## Exercise objective
Copy out each line exactly; pictures stay out of the copy.
>> begin Data entries
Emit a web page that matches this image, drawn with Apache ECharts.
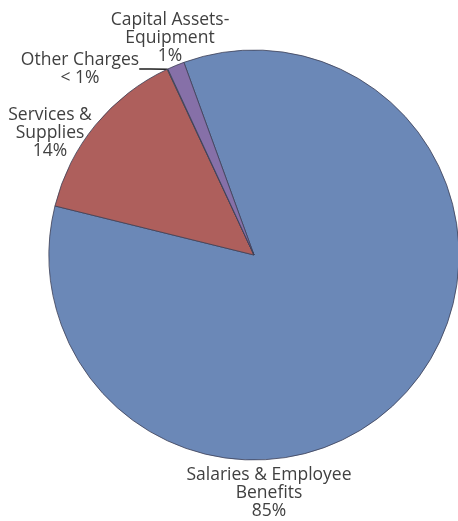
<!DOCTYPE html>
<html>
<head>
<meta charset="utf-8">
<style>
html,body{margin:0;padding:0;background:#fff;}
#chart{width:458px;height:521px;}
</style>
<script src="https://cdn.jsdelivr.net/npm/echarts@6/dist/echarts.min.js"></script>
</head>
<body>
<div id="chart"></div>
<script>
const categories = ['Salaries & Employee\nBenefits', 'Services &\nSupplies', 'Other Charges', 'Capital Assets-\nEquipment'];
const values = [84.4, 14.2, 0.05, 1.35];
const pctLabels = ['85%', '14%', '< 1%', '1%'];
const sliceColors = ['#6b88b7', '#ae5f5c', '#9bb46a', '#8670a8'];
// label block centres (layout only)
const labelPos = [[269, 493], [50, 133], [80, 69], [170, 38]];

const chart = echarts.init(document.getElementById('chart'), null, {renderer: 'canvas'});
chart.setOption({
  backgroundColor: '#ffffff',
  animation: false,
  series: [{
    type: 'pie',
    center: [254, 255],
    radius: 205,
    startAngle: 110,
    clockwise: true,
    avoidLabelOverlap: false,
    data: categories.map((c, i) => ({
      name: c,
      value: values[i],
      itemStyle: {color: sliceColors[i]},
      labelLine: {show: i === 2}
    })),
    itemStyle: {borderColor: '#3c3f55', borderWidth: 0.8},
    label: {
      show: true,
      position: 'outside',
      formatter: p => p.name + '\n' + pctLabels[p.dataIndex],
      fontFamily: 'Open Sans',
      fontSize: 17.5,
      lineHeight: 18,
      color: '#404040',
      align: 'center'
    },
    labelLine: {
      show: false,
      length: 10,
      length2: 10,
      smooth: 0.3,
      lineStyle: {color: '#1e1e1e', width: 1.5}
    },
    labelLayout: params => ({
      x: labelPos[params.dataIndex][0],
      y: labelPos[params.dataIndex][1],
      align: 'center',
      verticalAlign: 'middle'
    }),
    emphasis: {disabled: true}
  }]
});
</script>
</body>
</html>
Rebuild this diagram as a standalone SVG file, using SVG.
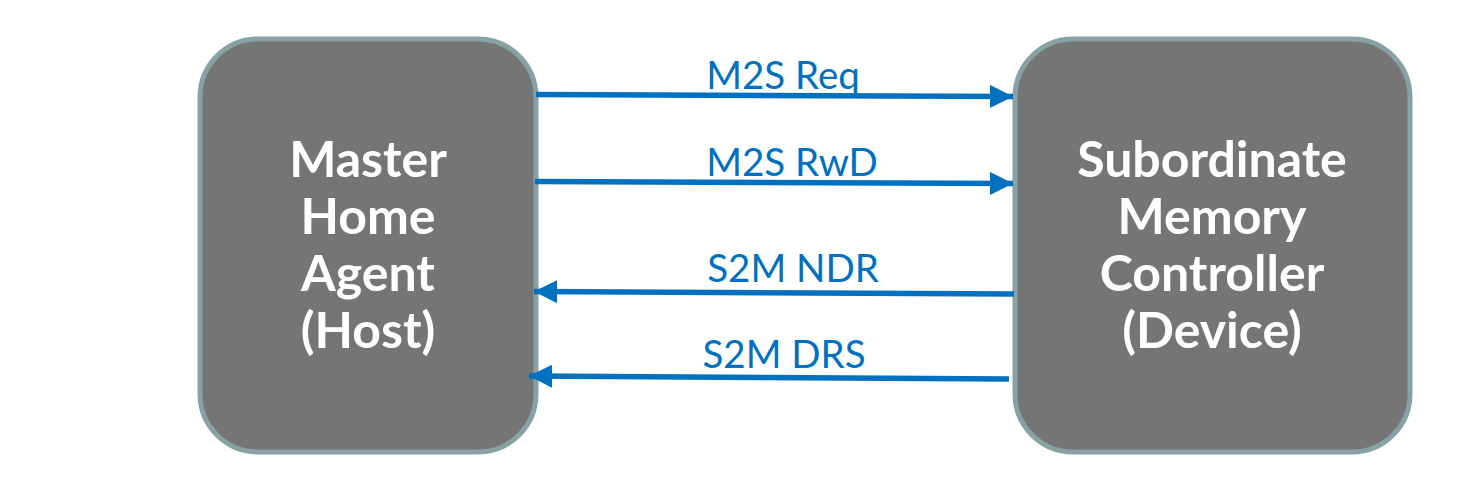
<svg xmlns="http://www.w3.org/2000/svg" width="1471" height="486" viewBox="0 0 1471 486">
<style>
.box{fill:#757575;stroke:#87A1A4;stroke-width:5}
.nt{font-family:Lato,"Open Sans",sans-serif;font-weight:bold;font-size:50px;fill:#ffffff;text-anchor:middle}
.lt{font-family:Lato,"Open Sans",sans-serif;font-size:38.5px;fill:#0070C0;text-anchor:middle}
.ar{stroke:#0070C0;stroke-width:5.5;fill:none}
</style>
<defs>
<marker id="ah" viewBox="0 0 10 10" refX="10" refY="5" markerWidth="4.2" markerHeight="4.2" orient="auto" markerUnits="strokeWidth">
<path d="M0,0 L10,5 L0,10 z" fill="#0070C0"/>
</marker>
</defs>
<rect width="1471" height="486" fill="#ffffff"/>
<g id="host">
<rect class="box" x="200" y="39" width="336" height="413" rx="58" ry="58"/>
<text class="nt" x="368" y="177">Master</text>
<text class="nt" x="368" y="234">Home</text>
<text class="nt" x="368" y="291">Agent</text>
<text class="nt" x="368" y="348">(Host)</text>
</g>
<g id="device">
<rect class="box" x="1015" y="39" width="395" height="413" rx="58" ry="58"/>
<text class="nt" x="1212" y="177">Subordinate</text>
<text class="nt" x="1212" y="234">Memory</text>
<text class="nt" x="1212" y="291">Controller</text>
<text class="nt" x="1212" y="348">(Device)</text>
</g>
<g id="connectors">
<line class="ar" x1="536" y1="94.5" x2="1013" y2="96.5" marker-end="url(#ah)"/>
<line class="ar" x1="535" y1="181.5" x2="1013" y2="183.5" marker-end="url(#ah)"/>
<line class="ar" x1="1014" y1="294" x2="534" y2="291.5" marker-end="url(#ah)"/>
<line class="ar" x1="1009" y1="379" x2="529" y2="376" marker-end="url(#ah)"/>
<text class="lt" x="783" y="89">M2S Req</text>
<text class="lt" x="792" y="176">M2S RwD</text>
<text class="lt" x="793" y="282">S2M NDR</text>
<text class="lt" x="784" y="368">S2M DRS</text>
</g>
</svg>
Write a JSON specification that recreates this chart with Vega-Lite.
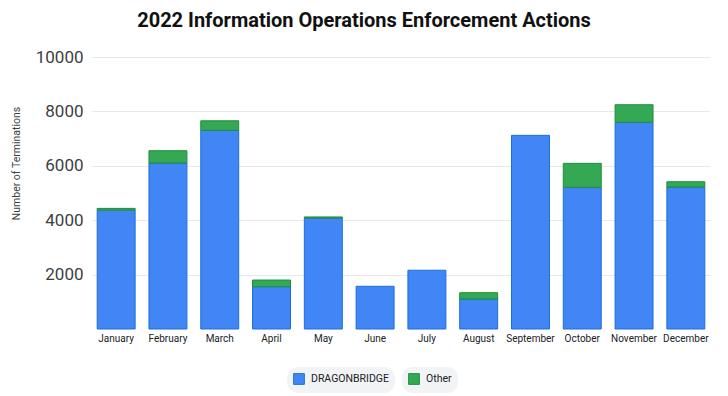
>> end Data entries
## Answer
Emit a web page that matches this image, drawn with Apache ECharts.
<!DOCTYPE html>
<html>
<head>
<meta charset="utf-8">
<style>
html,body{margin:0;padding:0;background:#fff;}
#chart{width:458px;height:521px;}
</style>
<script src="https://cdn.jsdelivr.net/npm/echarts@6/dist/echarts.min.js"></script>
</head>
<body>
<div id="chart"></div>
<script>
const categories = ['Salaries & Employee\nBenefits', 'Services &\nSupplies', 'Other Charges', 'Capital Assets-\nEquipment'];
const values = [84.4, 14.2, 0.05, 1.35];
const pctLabels = ['85%', '14%', '< 1%', '1%'];
const sliceColors = ['#6b88b7', '#ae5f5c', '#9bb46a', '#8670a8'];
// label block centres (layout only)
const labelPos = [[269, 493], [50, 133], [80, 69], [170, 38]];

const chart = echarts.init(document.getElementById('chart'), null, {renderer: 'canvas'});
chart.setOption({
  backgroundColor: '#ffffff',
  animation: false,
  series: [{
    type: 'pie',
    center: [254, 255],
    radius: 205,
    startAngle: 110,
    clockwise: true,
    avoidLabelOverlap: false,
    data: categories.map((c, i) => ({
      name: c,
      value: values[i],
      itemStyle: {color: sliceColors[i]},
      labelLine: {show: i === 2}
    })),
    itemStyle: {borderColor: '#3c3f55', borderWidth: 0.8},
    label: {
      show: true,
      position: 'outside',
      formatter: p => p.name + '\n' + pctLabels[p.dataIndex],
      fontFamily: 'Open Sans',
      fontSize: 17.5,
      lineHeight: 18,
      color: '#404040',
      align: 'center'
    },
    labelLine: {
      show: false,
      length: 10,
      length2: 10,
      smooth: 0.3,
      lineStyle: {color: '#1e1e1e', width: 1.5}
    },
    labelLayout: params => ({
      x: labelPos[params.dataIndex][0],
      y: labelPos[params.dataIndex][1],
      align: 'center',
      verticalAlign: 'middle'
    }),
    emphasis: {disabled: true}
  }]
});
</script>
</body>
</html>
Rebuild this diagram as a standalone SVG file, using SVG.
<svg xmlns="http://www.w3.org/2000/svg" width="1471" height="486" viewBox="0 0 1471 486">
<style>
.box{fill:#757575;stroke:#87A1A4;stroke-width:5}
.nt{font-family:Lato,"Open Sans",sans-serif;font-weight:bold;font-size:50px;fill:#ffffff;text-anchor:middle}
.lt{font-family:Lato,"Open Sans",sans-serif;font-size:38.5px;fill:#0070C0;text-anchor:middle}
.ar{stroke:#0070C0;stroke-width:5.5;fill:none}
</style>
<defs>
<marker id="ah" viewBox="0 0 10 10" refX="10" refY="5" markerWidth="4.2" markerHeight="4.2" orient="auto" markerUnits="strokeWidth">
<path d="M0,0 L10,5 L0,10 z" fill="#0070C0"/>
</marker>
</defs>
<rect width="1471" height="486" fill="#ffffff"/>
<g id="host">
<rect class="box" x="200" y="39" width="336" height="413" rx="58" ry="58"/>
<text class="nt" x="368" y="177">Master</text>
<text class="nt" x="368" y="234">Home</text>
<text class="nt" x="368" y="291">Agent</text>
<text class="nt" x="368" y="348">(Host)</text>
</g>
<g id="device">
<rect class="box" x="1015" y="39" width="395" height="413" rx="58" ry="58"/>
<text class="nt" x="1212" y="177">Subordinate</text>
<text class="nt" x="1212" y="234">Memory</text>
<text class="nt" x="1212" y="291">Controller</text>
<text class="nt" x="1212" y="348">(Device)</text>
</g>
<g id="connectors">
<line class="ar" x1="536" y1="94.5" x2="1013" y2="96.5" marker-end="url(#ah)"/>
<line class="ar" x1="535" y1="181.5" x2="1013" y2="183.5" marker-end="url(#ah)"/>
<line class="ar" x1="1014" y1="294" x2="534" y2="291.5" marker-end="url(#ah)"/>
<line class="ar" x1="1009" y1="379" x2="529" y2="376" marker-end="url(#ah)"/>
<text class="lt" x="783" y="89">M2S Req</text>
<text class="lt" x="792" y="176">M2S RwD</text>
<text class="lt" x="793" y="282">S2M NDR</text>
<text class="lt" x="784" y="368">S2M DRS</text>
</g>
</svg>
Write a JSON specification that recreates this chart with Vega-Lite.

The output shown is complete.